Le limitazioni per gli operatori stranieri di e-commerce in base alla politica indiana in materia di investimenti

L’India, con oltre 475 milioni di internauti, è il secondo Paese al mondo per numero di utenti connessi al web, dietro solo alla Cina. Ed invero, il Paese ha visto un rapidissimo sviluppo della connettività internet e del mercato degli smartphone in tutto il territorio, con particolare riguardo alle città di seconda e terza fascia. Ciò ha portato anche allo sviluppo del settore dell’e-commerce, che – in base ad un’analisi condotta da PwC – si stima possa raggiungere un valore economico complessivo di 100 miliardi di dollari USA nel 2022.

Sebbene questa fortissima espansione abbia attratto le mire degli investitori, il settore dell’e-commerce è stato sottoposto a importanti restrizioni per quanto riguarda gli investimenti esteri come conseguenza delle proteste sollevate dai commercianti e rivenditori indiani contro le pratiche commerciali aggressive di colossi come Amazon e Flipkart (posseduto da Walmart).

Il Ministero Indiano del Commercio e dell’Industria ha infatti emanato la Revisione della politica in materia di investimenti esteri diretti nell’e-commerce, in vigore dal Febbraio 2019, che distingue tra (A) il modello di e-commerce “inventory-based”, non consentito agli investitori stranieri, dove l’inventario (per tale intendendosi i beni oggetto di compravendita) è di proprietà della società di e-commerce ed è da questa venuto direttamente ai consumatori; e (B)  il modello di e-commerce “marketplace”, dove la società di e-commerce si limita a fornire una piattaforma telematica che facilita la contrattazione tra venditori e acquirenti.

Ciò vale a dire che, in base alla normativa in materia di IDE, le società di e-commerce straniere non possono vendere direttamente beni ai consumatori, ma solo fornire un marketplace sotto forma di un portale online che facilita l’incontro tra venditori e compratori.

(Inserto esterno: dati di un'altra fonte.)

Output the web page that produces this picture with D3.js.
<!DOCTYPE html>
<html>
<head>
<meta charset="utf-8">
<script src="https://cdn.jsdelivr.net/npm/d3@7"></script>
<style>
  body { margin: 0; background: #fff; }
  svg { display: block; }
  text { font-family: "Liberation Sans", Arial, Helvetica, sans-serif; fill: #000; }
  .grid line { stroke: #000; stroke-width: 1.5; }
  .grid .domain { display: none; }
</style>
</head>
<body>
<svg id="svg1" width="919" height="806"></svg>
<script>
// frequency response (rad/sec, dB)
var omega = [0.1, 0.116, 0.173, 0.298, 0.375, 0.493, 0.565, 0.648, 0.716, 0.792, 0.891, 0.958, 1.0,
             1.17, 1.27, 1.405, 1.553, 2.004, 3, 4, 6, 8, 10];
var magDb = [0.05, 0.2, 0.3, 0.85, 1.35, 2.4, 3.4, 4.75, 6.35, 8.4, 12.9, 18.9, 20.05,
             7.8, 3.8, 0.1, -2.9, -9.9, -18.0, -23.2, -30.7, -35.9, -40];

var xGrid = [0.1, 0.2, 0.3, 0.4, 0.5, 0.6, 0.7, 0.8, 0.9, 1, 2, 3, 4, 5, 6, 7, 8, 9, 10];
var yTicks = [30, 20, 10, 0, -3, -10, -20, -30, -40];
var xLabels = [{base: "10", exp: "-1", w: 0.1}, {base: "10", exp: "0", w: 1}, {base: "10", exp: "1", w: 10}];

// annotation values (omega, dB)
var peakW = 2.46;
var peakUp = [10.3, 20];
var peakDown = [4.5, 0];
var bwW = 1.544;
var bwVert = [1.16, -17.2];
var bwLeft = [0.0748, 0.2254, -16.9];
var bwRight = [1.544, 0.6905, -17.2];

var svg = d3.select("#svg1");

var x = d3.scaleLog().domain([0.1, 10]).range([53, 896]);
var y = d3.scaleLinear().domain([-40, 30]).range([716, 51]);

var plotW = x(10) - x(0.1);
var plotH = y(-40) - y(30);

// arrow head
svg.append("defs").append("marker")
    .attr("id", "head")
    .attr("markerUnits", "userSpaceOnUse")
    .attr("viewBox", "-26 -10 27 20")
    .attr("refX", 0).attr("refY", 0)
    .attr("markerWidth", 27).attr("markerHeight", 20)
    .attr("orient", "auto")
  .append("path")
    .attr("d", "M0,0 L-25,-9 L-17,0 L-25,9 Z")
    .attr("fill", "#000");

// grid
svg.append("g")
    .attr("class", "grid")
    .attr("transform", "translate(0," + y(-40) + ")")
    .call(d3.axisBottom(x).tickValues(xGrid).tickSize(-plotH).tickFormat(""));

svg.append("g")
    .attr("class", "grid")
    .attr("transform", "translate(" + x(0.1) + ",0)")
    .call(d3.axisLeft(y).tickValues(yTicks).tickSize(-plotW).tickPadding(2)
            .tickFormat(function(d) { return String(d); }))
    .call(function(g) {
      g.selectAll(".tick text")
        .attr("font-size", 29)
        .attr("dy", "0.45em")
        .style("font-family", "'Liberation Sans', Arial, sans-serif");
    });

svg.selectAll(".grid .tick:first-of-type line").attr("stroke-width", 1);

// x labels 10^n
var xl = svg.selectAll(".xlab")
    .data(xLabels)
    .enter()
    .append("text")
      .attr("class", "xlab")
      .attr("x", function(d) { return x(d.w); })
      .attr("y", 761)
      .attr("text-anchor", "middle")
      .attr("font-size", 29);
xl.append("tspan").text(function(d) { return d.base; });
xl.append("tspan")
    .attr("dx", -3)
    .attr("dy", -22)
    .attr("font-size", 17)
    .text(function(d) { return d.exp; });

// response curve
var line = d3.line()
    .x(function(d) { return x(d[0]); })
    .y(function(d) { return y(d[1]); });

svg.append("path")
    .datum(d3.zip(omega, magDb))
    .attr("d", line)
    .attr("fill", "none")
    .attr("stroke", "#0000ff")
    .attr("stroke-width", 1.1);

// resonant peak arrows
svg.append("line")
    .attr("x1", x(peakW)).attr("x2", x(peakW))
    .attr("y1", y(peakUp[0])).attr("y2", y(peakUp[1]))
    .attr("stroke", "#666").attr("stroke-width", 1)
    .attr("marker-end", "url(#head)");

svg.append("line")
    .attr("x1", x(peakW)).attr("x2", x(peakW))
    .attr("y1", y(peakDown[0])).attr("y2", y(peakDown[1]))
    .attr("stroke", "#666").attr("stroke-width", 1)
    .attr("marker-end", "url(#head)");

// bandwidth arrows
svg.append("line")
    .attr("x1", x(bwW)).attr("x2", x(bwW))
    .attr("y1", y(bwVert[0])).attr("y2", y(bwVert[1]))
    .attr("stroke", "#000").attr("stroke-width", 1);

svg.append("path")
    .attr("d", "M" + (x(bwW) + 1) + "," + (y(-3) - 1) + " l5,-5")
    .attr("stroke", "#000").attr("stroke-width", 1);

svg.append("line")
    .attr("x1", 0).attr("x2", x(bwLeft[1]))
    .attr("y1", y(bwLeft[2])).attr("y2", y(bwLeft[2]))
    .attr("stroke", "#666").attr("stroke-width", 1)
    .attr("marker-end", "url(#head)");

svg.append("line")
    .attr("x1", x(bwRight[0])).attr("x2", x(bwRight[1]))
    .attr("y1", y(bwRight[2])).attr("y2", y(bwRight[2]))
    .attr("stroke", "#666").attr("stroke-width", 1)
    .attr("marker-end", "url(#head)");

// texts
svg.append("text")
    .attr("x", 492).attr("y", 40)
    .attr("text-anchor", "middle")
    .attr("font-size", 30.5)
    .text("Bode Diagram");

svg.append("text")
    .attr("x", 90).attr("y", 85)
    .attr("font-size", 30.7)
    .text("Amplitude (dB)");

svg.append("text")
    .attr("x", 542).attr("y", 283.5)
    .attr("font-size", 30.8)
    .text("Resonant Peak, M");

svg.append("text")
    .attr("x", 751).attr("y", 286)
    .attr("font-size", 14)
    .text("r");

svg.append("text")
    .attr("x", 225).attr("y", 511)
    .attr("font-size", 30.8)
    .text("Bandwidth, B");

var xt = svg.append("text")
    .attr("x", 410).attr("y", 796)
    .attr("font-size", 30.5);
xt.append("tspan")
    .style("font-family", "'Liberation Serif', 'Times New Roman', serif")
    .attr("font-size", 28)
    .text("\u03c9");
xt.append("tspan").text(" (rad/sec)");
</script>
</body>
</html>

Inoltre, le società di e-commerce che forniscono un marketplace non possono essere titolari di diritti sull’inventario o avere comunque il controllo di esso. L’inventario di un determinato venditore si presume controllato da una piattaforma di e-commerce (es. Amazon) se più del 25% delle vendite concluse dallo stesso venditore deriva dalla piattaforma (o da società appartenenti al gruppo di quest’ultima).

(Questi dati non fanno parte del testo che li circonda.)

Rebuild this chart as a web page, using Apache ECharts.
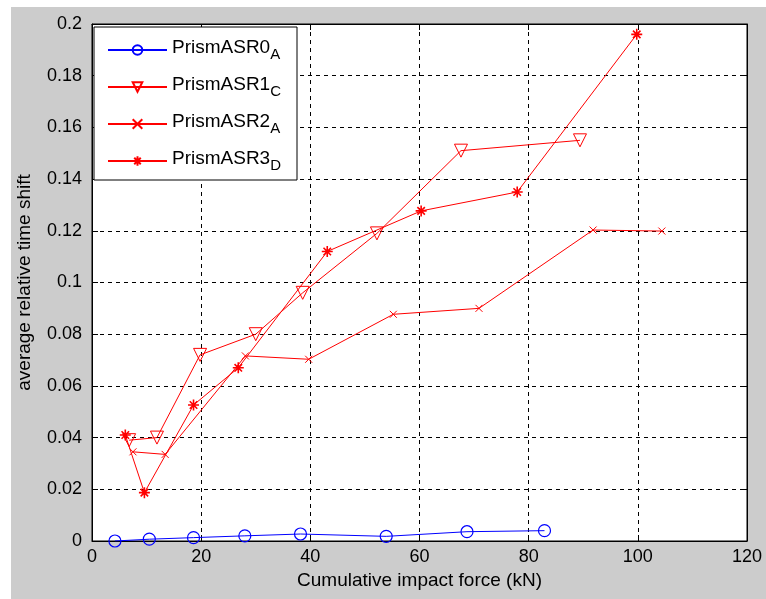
<!DOCTYPE html>
<html>
<head>
<meta charset="utf-8">
<script src="https://cdn.jsdelivr.net/npm/echarts@6/dist/echarts.min.js"></script>
<style>
html,body{margin:0;padding:0;background:#fff;width:766px;height:599px;overflow:hidden;}
#bg{position:absolute;left:11px;top:7px;right:0;bottom:0;background:#cccccc;}
#chart{position:absolute;left:0;top:0;width:766px;height:599px;}
</style>
</head>
<body>
<div id="bg"></div>
<div id="chart"></div>
<script>
// ---- data ----
const SERIES_NAMES = ['PrismASR0', 'PrismASR1', 'PrismASR2', 'PrismASR3'];
const SERIES_SUBS = ['A', 'C', 'A', 'D'];

const asr0X = [4.2, 10.5, 18.6, 28.0, 38.2, 53.9, 68.7, 82.9];
const asr0Y = [0.0000, 0.0007, 0.0013, 0.0020, 0.0027, 0.0018, 0.0036, 0.0040];

const asr1X = [6.8, 11.9, 19.8, 30.0, 38.6, 52.2, 67.6, 89.4];
const asr1Y = [0.039, 0.040, 0.072, 0.080, 0.096, 0.119, 0.151, 0.155];

const asr2X = [7.5, 13.4, 28.1, 39.7, 55.2, 70.9, 91.8, 104.4];
const asr2Y = [0.0345, 0.0335, 0.0716, 0.0703, 0.0877, 0.0900, 0.1203, 0.1199];

const asr3X = [6.1, 9.6, 18.6, 26.8, 43.1, 60.3, 77.9, 99.8];
const asr3Y = [0.041, 0.0187, 0.0526, 0.067, 0.112, 0.1277, 0.135, 0.196];

const X_LABEL = 'Cumulative impact force (kN)';
const Y_LABEL = 'average relative time shift';

// ---- build ----
const zip = (xs, ys) => xs.map((x, i) => [x, ys[i]]);
const FONT = "'Liberation Sans', Arial, sans-serif";
const RED = '#ff0000', BLUE = '#0000ff';
const X_SYM = 'path://M0,0L10,10M10,0L0,10';
const STAR_SYM = 'path://M5,0L5,10M0,5L10,5M1.6,1.6L8.4,8.4M8.4,1.6L1.6,8.4';

function mkSeries(name, data, color, symbol, size, rotate, bw) {
  return {
    name: name, type: 'line', data: data,
    symbol: symbol, symbolSize: size, symbolRotate: rotate || 0,
    showAllSymbol: true,
    lineStyle: { color: color, width: 1 },
    itemStyle: { color: 'none', borderColor: color, borderWidth: bw || 1 },
    emphasis: { disabled: true },
    animation: false, z: 3
  };
}

const tickAxisCommon = {
  type: 'value',
  axisLine: { show: true, onZero: false, lineStyle: { color: '#000', width: 1 } },
  axisTick: { show: true, inside: true, length: 6, lineStyle: { color: '#000' } },
  splitLine: { show: false },
  axisLabel: { show: false }
};

const chart = echarts.init(document.getElementById('chart'), null, { renderer: 'canvas' });
chart.setOption({
  backgroundColor: 'transparent',
  animation: false,
  textStyle: { fontFamily: FONT },
  grid: { left: 92, right: 19, top: 24, bottom: 58, show: true, backgroundColor: '#fff', borderColor: '#000', borderWidth: 1, containLabel: false },
  legend: {
    orient: 'vertical', left: 94, top: 27,
    padding: [6, 16, 7, 13],
    itemWidth: 59, itemHeight: 12, itemGap: 8,
    backgroundColor: '#fff', borderColor: '#000', borderWidth: 1, borderRadius: 0,
    data: SERIES_NAMES,
    formatter: function (name) {
      const i = SERIES_NAMES.indexOf(name);
      return '{m|' + name + '}{s|' + SERIES_SUBS[i] + '}';
    },
    textStyle: {
      color: '#000', fontFamily: FONT,
      rich: {
        m: { fontSize: 19, lineHeight: 24, verticalAlign: 'top', color: '#000', fontFamily: FONT },
        s: { fontSize: 15, lineHeight: 16, verticalAlign: 'bottom', padding: [14, 0, 0, 0], color: '#000', fontFamily: FONT }
      }
    }
  },
  xAxis: [
    {
      type: 'value', position: 'bottom', min: 0, max: 120, interval: 20,
      name: X_LABEL, nameLocation: 'middle', nameGap: 30,
      nameTextStyle: { fontSize: 19, color: '#000', fontFamily: FONT },
      axisLine: { show: true, onZero: false, lineStyle: { color: '#000', width: 1 } },
      axisTick: { show: true, inside: true, length: 6, lineStyle: { color: '#000' } },
      axisLabel: { fontSize: 18, color: '#000', margin: 7, fontFamily: FONT },
      splitLine: { show: true, lineStyle: { color: '#000', type: [4, 4], width: 1 } }
    },
    Object.assign({}, tickAxisCommon, { position: 'top', min: 0, max: 120, interval: 20 })
  ],
  yAxis: [
    {
      type: 'value', position: 'left', min: 0, max: 0.2, interval: 0.02,
      name: Y_LABEL, nameLocation: 'middle', nameGap: 58,
      nameTextStyle: { fontSize: 19, color: '#000', fontFamily: FONT },
      axisLine: { show: true, onZero: false, lineStyle: { color: '#000', width: 1 } },
      axisTick: { show: true, inside: true, length: 6, lineStyle: { color: '#000' } },
      axisLabel: { fontSize: 18, color: '#000', margin: 10, fontFamily: FONT },
      splitLine: { show: true, lineStyle: { color: '#000', type: [4, 4], width: 1 } }
    },
    Object.assign({}, tickAxisCommon, { position: 'right', min: 0, max: 0.2, interval: 0.02 })
  ],
  series: [
    mkSeries(SERIES_NAMES[0], zip(asr0X, asr0Y), BLUE, 'circle', 12, 0, 1.2),
    mkSeries(SERIES_NAMES[1], zip(asr1X, asr1Y), RED, 'triangle', 13, 180, 1),
    mkSeries(SERIES_NAMES[2], zip(asr2X, asr2Y), RED, X_SYM, 7, 0, 1),
    mkSeries(SERIES_NAMES[3], zip(asr3X, asr3Y), RED, STAR_SYM, 11, 0, 1.6)
  ]
});
</script>
</body>
</html>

L’effetto pratico di questa limitazione è che le società di e-commerce non potranno più stipulare accordi di vendita in esclusiva con determinati venditori, e dunque offrire forti sconti ai consumatori sulla base di questi accordi. Come riferito dal sig. Satish Meena, forecast analyst presso la società di ricerca Forrester, queste limitazioni “avranno un significativo impatto a breve termine sulla disponibilità di prodotti su queste piattaforme, dal momento che i venditori collocano circa il 45-50 (percento) delle proprie vendite su queste piattaforme”.

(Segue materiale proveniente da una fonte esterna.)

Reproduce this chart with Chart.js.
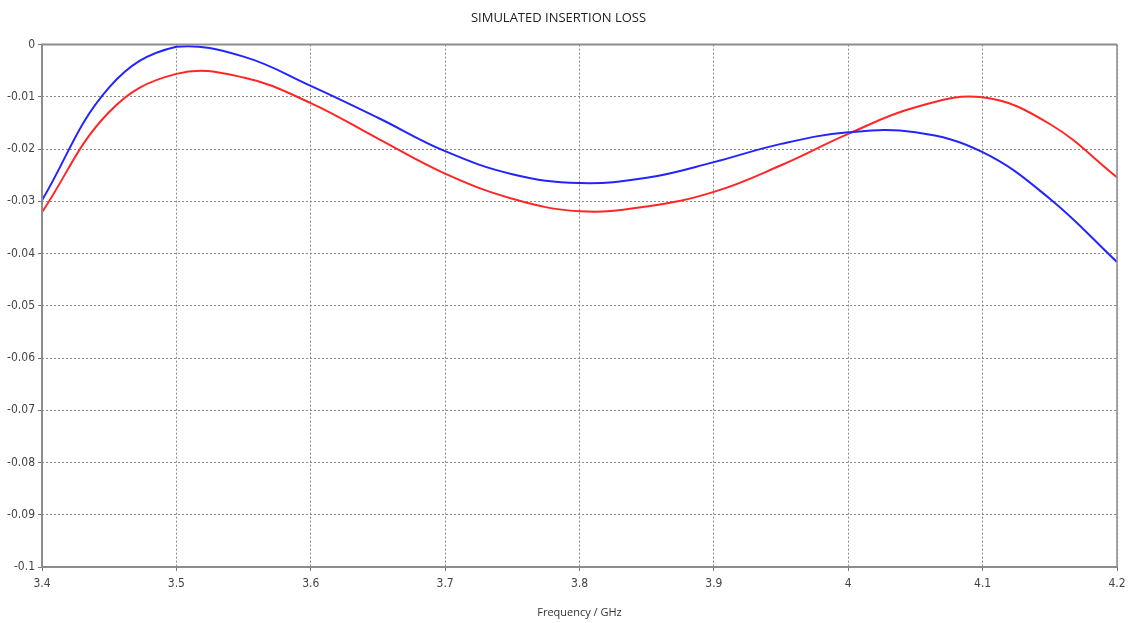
<!DOCTYPE html>
<html>
<head>
<meta charset="utf-8">
<script src="https://cdn.jsdelivr.net/npm/chart.js@4.4.1/dist/chart.umd.min.js"></script>
<style>
  html, body { margin: 0; padding: 0; background: #fff; }
  #wrap { width: 1132px; height: 623px; }
</style>
</head>
<body>
<div id="wrap"><canvas id="lossChart" width="1132" height="623"></canvas></div>
<script>
// frequency points (GHz)
var freq = [3.4, 3.45, 3.5, 3.55, 3.6, 3.65, 3.7, 3.75, 3.8, 3.85, 3.9, 3.95, 4.0, 4.05, 4.1, 4.15, 4.2];
// blue trace
var blueLoss = [-0.0298, -0.0082, -0.0004, -0.0023, -0.0079, -0.0140, -0.0204, -0.0248, -0.0265, -0.0255, -0.0225, -0.0190, -0.0168, -0.0168, -0.0206, -0.0295, -0.0416];
// red trace
var redLoss = [-0.0321, -0.0129, -0.0056, -0.0063, -0.0112, -0.0180, -0.0247, -0.0295, -0.0319, -0.0310, -0.0282, -0.0231, -0.0171, -0.0120, -0.0101, -0.0152, -0.0254];
var xTicks = [3.4, 3.5, 3.6, 3.7, 3.8, 3.9, 4.0, 4.1, 4.2];

function toPoints(ys) {
    return freq.map(function(f, i) { return {x: f, y: ys[i]}; });
}

// solid frame round the plot area
var frame = {
    id: 'frame',
    afterDatasetsDraw: function(chart) {
        var a = chart.chartArea, c = chart.ctx;
        c.save();
        c.strokeStyle = '#8c8c8c';
        c.lineWidth = 2;
        c.beginPath();
        c.moveTo(a.right, a.top);
        c.lineTo(a.left, a.top);
        c.lineTo(a.left, a.bottom);
        c.lineTo(a.right, a.bottom);
        c.stroke();
        c.lineWidth = 1.5;
        c.beginPath();
        c.moveTo(a.right, a.top);
        c.lineTo(a.right, a.bottom);
        c.stroke();
        c.restore();
    }
};

var tickFont = {family: '"Liberation Sans Narrow", "DejaVu Sans Condensed", sans-serif', size: 12};

var ctx = document.getElementById('lossChart').getContext('2d');
var lossChart = new Chart(ctx, {
    type: 'line',
    data: {
        datasets: [
            {
                label: 'S21 a',
                data: toPoints(blueLoss),
                borderColor: '#2424ff',
                borderWidth: 2,
                pointRadius: 0,
                tension: 0.4,
                fill: false
            },
            {
                label: 'S21 b',
                data: toPoints(redLoss),
                borderColor: '#ff2626',
                borderWidth: 2,
                pointRadius: 0,
                tension: 0.4,
                fill: false
            }
        ]
    },
    options: {
        responsive: false,
        animation: false,
        layout: {padding: {left: 0, right: 15, top: 0, bottom: 0}},
        plugins: {
            legend: {display: false},
            tooltip: {enabled: false},
            title: {
                display: true,
                text: 'SIMULATED INSERTION LOSS',
                color: '#222',
                font: {family: '"Open Sans", sans-serif', size: 13, weight: 'normal'},
                padding: {top: 10, bottom: 19}
            }
        },
        scales: {
            x: {
                type: 'linear',
                min: 3.4,
                max: 4.2,
                afterBuildTicks: function(axis) {
                    axis.ticks = xTicks.map(function(v) { return {value: v}; });
                },
                afterFit: function(axis) { axis.height = 56; },
                ticks: {
                    color: '#444',
                    font: tickFont,
                    padding: 6,
                    maxRotation: 0,
                    callback: function(v) { return String(Number(v.toFixed(1))); }
                },
                grid: {
                    color: '#8a8a8a',
                    lineWidth: 1,
                    tickLength: 4,
                    tickColor: '#777'
                },
                border: {display: false, dash: [2, 2]},
                title: {
                    display: true,
                    text: 'Frequency / GHz',
                    color: '#333',
                    font: {family: '"Open Sans", sans-serif', size: 11},
                    padding: {top: 2}
                }
            },
            y: {
                min: -0.1,
                max: 0,
                afterFit: function(axis) { axis.width = 42; },
                ticks: {
                    stepSize: 0.01,
                    color: '#444',
                    font: tickFont,
                    padding: 3,
                    callback: function(v) { return String(Number(v.toFixed(2))); }
                },
                grid: {
                    color: '#8a8a8a',
                    lineWidth: 1,
                    tickLength: 4,
                    tickColor: '#777'
                },
                border: {display: false, dash: [2, 2]}
            }
        }
    },
    plugins: [frame]
});
</script>
</body>
</html>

Le nuove regole sono generalmente considerate come una mossa di stampo populista del Primo Ministro Modi per tutelare milioni di piccoli commercianti contro questi i giganti globali di e-commerce.

Ad ogni modo, Amazon e Walmart non sono certamente pronte a rinunciare ad un mercato che si prospetta possa quintuplicare in meno di un decennio. Ed invero, contrariamente alle aspettative, sembrerebbero che i grandi dell’e-commerce internazionale abbiano trovato un modo per far fronte alle nuove restrizioni volte a consentire un’adeguata tutela per i venditori locali.

Un recente rapporto di Counterpoint Research evidenzia, per esempio, che le vendite di smartphone attraverso canali online in India hanno raggiunto il livello record del 43% del tale nel primo trimestre 2019, e Amazon nello stesso periodo ha registrato un’impressionante crescita del 38% rispetto al corrispondente periodo dell’anno scorso.

Per quanto riguarda Walmart, si rileva che le vendite generate a livello internazionale hanno registrato un calo del 2,8% in moneta costante (ossia una moneta convenzionale che elimina le oscillazioni delle valute), dovuto principalmente al calo delle vendite in India di Flipkart. Ad ogni modo l’A.D. e Presidente di Walmart, Doung McMillion, ha dichiarato che “in India, rimaniamo ottimisti sulle opportunità per l’e-commerce offerte dalle dimensioni del mercato, dalla bassa penetrazione dell’e-commerce e il canale di rivendita, e i ritmi a cui sta crescendo (…) nel futuro, confidiamo di lavorare con il governo per politiche pro-crescita che possano consentire a questa industria nascente e ai produttori, coltivatori e fornitori locali di beneficarne e prosperare”.

Ad ogni modo, servirà più tempo per capire meglio l’impatto complessivo della nuova politica sia per gli investitori stranieri che per i consumatori indiani.